- [Required work]: Return precisely the span of lines from the top of the material below to the line containing "const yTicks=[0,10,20,30,40,50,60,70,80,90,100];", both included. Pictures are excluded.

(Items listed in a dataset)
==*==
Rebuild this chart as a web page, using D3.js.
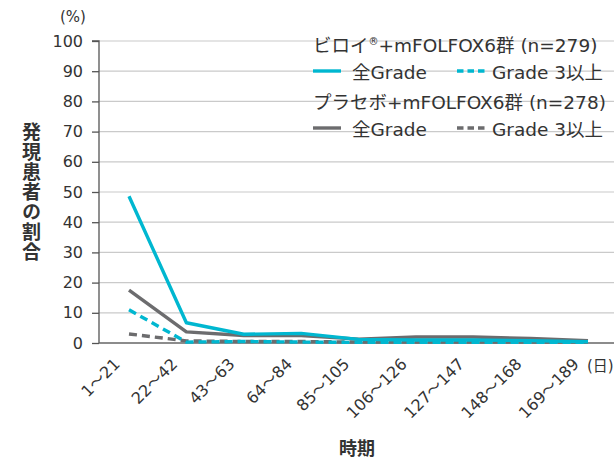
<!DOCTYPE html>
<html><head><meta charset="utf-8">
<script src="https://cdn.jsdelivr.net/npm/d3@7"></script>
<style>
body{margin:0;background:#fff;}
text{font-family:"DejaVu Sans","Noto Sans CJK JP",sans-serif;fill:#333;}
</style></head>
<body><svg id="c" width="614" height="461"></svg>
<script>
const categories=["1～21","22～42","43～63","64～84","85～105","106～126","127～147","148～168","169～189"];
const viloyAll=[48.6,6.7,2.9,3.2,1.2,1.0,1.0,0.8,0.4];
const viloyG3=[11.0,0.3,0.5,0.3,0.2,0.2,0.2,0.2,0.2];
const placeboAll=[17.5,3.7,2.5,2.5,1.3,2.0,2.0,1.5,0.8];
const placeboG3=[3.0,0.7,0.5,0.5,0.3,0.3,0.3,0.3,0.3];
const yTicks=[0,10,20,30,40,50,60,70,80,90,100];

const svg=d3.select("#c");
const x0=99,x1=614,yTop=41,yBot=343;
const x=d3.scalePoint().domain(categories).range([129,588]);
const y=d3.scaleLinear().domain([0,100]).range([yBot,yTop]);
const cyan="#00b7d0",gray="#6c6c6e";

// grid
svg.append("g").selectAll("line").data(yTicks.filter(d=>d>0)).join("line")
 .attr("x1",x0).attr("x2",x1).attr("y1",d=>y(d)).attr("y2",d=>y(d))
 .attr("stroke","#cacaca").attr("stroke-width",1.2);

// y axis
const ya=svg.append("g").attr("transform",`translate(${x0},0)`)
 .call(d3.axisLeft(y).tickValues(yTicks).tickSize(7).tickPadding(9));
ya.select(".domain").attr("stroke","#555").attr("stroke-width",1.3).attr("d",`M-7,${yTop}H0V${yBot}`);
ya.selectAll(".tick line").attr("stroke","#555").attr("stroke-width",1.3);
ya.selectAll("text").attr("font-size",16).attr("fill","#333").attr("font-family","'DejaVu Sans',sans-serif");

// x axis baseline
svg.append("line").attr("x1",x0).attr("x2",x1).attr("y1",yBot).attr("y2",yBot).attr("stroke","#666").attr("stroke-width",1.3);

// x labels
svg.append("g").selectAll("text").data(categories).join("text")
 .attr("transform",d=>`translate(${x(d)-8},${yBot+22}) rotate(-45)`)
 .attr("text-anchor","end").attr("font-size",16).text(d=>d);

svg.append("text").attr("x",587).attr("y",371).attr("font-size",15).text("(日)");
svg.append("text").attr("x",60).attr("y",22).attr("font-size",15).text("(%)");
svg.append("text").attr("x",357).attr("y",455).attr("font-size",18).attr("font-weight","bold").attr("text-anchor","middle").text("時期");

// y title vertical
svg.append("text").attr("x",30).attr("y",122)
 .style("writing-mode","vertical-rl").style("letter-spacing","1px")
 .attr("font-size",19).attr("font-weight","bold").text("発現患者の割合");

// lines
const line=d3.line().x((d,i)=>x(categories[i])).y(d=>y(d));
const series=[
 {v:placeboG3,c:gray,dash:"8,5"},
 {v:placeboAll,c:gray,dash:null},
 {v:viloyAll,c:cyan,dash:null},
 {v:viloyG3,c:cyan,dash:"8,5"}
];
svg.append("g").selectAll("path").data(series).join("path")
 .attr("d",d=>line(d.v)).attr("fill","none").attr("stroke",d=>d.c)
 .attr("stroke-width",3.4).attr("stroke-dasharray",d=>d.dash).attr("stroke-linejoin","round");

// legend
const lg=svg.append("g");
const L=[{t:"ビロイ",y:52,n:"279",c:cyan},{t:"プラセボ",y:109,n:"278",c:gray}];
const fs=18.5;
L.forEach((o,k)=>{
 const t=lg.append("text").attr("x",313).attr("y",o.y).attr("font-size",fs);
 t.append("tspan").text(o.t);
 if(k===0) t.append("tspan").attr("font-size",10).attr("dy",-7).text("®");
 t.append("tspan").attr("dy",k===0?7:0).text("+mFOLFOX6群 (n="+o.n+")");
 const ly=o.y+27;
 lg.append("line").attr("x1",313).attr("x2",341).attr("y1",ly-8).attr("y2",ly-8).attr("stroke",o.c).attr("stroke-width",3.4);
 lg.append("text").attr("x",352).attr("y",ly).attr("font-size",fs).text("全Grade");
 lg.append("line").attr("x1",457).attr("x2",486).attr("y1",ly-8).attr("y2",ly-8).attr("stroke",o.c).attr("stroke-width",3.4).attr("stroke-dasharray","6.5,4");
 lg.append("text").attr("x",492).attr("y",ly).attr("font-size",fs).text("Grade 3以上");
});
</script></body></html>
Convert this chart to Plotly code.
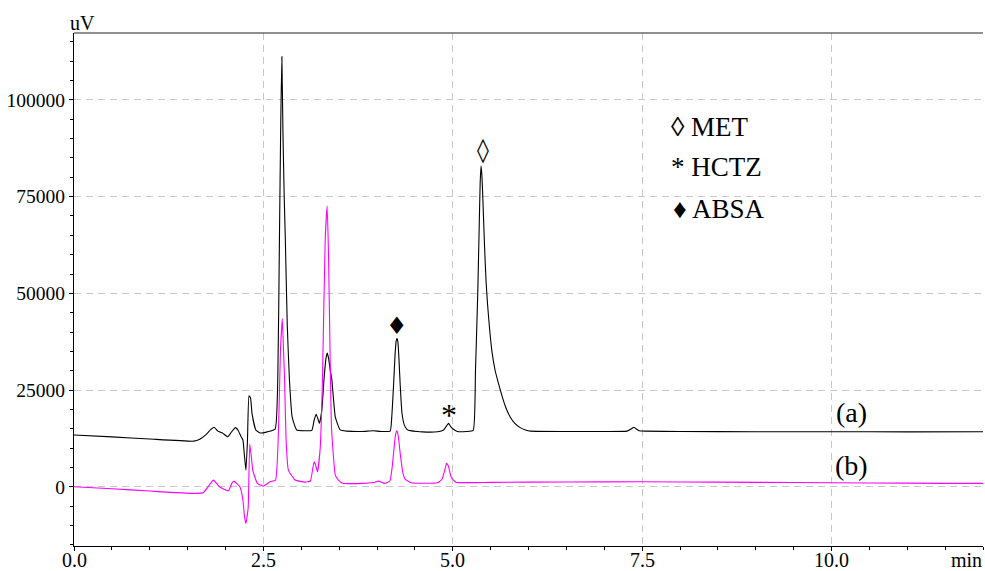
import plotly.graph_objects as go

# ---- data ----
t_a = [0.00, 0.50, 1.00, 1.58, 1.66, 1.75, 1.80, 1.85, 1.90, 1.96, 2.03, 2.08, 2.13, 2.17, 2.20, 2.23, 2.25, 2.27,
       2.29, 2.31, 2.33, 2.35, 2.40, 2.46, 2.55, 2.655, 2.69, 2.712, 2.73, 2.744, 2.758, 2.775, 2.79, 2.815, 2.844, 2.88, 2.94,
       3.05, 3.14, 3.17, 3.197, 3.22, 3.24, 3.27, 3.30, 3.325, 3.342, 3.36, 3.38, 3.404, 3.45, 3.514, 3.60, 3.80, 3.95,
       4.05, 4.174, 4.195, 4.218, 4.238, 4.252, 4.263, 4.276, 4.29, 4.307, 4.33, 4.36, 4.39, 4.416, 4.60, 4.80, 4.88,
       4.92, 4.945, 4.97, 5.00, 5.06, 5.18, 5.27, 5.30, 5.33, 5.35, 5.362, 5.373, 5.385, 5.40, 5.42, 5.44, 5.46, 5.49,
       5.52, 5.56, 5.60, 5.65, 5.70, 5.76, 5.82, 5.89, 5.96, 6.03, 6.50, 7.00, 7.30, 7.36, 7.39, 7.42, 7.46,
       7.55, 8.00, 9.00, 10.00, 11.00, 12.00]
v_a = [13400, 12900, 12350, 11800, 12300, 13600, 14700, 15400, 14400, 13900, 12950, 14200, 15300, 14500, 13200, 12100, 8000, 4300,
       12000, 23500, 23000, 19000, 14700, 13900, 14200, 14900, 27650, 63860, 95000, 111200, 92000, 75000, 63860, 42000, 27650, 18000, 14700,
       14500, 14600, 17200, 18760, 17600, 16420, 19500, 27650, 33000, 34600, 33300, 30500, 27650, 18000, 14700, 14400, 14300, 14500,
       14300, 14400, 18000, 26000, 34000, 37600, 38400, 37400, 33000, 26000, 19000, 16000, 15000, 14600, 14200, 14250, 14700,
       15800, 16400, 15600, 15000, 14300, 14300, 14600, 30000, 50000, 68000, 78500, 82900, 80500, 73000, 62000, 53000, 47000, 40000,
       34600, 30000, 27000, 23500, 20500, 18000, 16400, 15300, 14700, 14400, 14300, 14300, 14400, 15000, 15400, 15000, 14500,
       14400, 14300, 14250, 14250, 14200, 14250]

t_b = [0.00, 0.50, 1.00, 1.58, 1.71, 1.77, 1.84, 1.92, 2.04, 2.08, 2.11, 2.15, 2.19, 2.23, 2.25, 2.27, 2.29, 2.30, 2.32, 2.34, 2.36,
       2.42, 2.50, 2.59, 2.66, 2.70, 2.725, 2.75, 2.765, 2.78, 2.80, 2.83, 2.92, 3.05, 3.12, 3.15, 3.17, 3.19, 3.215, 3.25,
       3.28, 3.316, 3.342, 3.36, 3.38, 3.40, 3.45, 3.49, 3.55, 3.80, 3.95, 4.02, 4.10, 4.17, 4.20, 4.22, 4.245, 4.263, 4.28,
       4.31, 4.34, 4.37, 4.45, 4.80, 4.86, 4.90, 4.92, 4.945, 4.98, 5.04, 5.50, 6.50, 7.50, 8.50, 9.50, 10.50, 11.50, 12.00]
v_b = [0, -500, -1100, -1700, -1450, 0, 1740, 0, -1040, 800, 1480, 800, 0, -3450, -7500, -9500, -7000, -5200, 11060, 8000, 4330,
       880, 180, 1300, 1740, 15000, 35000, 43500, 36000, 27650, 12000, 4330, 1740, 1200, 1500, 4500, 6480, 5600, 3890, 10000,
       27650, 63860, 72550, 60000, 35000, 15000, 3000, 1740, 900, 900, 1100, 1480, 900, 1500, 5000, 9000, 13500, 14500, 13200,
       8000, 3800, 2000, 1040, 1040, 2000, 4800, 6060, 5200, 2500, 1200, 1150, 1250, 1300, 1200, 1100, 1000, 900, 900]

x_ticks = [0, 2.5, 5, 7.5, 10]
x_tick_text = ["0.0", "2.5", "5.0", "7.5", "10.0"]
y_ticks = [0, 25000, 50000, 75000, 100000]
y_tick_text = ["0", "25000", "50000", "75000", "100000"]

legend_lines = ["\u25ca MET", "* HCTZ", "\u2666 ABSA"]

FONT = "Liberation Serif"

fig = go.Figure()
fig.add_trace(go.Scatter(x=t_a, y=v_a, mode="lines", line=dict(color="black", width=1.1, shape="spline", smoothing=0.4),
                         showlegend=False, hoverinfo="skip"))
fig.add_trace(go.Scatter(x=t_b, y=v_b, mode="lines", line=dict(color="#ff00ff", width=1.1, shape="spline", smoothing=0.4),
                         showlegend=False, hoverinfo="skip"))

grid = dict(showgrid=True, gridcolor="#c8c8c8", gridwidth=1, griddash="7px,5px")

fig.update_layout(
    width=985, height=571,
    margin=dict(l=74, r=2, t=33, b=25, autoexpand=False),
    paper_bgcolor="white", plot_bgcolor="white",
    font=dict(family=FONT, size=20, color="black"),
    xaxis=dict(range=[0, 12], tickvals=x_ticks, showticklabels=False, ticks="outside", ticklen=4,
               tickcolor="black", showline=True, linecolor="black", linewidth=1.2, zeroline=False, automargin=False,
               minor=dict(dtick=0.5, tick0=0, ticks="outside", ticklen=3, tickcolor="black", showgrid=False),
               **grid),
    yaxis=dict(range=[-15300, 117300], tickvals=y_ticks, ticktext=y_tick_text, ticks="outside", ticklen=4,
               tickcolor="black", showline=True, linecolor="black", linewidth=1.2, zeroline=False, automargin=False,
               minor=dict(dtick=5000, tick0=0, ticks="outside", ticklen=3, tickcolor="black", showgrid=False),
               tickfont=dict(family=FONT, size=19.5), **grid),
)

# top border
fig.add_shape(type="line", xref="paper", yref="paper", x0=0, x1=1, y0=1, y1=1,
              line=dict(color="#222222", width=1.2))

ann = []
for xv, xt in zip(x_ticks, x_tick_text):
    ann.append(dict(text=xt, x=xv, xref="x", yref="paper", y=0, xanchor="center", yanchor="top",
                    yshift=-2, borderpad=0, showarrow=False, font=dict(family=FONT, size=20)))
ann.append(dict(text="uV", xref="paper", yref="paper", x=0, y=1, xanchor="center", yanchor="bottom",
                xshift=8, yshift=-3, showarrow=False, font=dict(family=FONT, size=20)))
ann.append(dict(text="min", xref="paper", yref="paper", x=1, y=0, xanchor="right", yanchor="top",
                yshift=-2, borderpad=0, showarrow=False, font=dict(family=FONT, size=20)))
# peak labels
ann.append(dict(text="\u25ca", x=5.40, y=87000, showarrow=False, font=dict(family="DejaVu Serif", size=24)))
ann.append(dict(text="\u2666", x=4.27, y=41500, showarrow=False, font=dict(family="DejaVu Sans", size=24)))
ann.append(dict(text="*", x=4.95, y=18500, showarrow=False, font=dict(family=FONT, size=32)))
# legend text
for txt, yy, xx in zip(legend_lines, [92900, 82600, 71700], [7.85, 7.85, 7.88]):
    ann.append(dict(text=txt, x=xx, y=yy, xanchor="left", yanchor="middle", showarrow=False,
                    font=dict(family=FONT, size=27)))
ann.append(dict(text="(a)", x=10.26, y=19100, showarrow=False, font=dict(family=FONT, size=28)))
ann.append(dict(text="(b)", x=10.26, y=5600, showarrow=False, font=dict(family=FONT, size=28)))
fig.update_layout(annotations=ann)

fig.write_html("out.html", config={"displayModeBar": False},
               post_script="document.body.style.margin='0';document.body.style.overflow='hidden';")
==*==
- [Task response]:
Rebuild this chart as a web page, using D3.js.
<!DOCTYPE html>
<html><head><meta charset="utf-8">
<script src="https://cdn.jsdelivr.net/npm/d3@7"></script>
<style>
body{margin:0;background:#fff;}
text{font-family:"DejaVu Sans","Noto Sans CJK JP",sans-serif;fill:#333;}
</style></head>
<body><svg id="c" width="614" height="461"></svg>
<script>
const categories=["1～21","22～42","43～63","64～84","85～105","106～126","127～147","148～168","169～189"];
const viloyAll=[48.6,6.7,2.9,3.2,1.2,1.0,1.0,0.8,0.4];
const viloyG3=[11.0,0.3,0.5,0.3,0.2,0.2,0.2,0.2,0.2];
const placeboAll=[17.5,3.7,2.5,2.5,1.3,2.0,2.0,1.5,0.8];
const placeboG3=[3.0,0.7,0.5,0.5,0.3,0.3,0.3,0.3,0.3];
const yTicks=[0,10,20,30,40,50,60,70,80,90,100];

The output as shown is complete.